Companies in the gambling sector will be covered by the rules.
Michel Barnier, the European commissioner for the internal market, is to propose changes to EU law to bolster the fight against money-laundering and the financing of terrorist activities. Under the plan, additional industries would be covered by the EU's anti-money-laundering rules, including, for the first time, companies in the gambling sector.

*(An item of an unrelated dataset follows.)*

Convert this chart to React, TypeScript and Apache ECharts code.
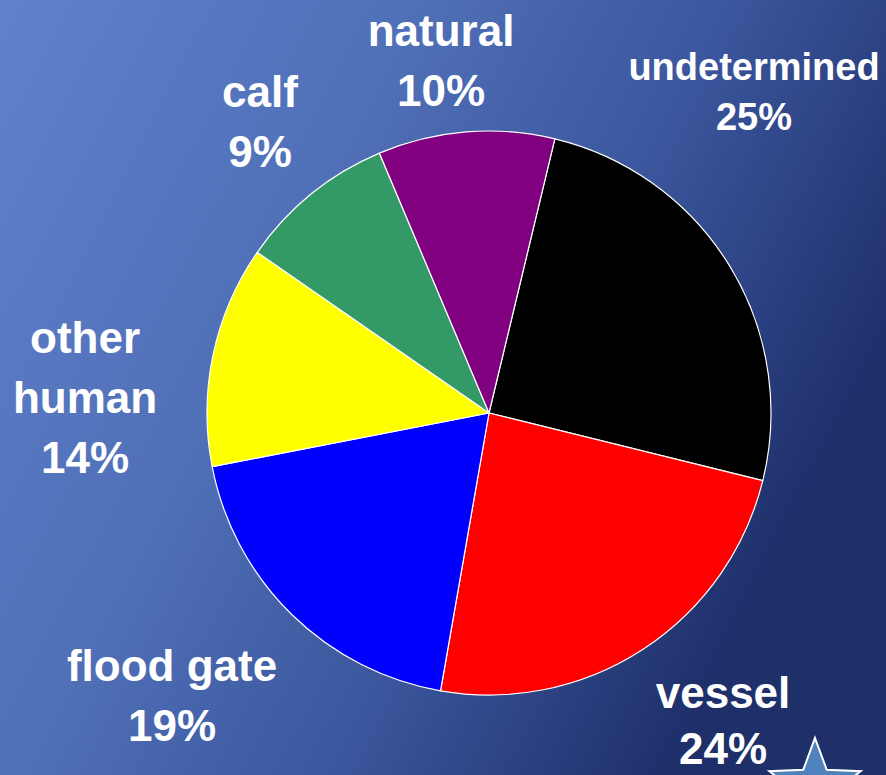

The proposals, which Barnier will unveil on Tuesday (5 February), are also aimed at tightening and clarifying the rules for identifying the real owner of a company. The revision will update the existing EU anti-money-laundering directive, which dates from 2005, and the fund-transfer regulation, which came into force in 2006, and will follow recommendations made last February by the Financial Action Task Force, the world's anti-money-laundering body. Other changes being proposed by the European Commission include a clarification of the treatment of certain types of customers within the anti-money-laundering framework, such as high-ranking government officials; a reinforcement of the sanctioning powers of the competent national authorities; and a requirement for them to co-ordinate when dealing with cross-border cases.
The proposals stem from a review of existing legislation in April, when Barnier issued a warning about “the ingenuity of criminals to exploit gaps in the framework [knowing] no bounds”. The legislation will have to be approved by EU member states and the European Parliament before it can become law.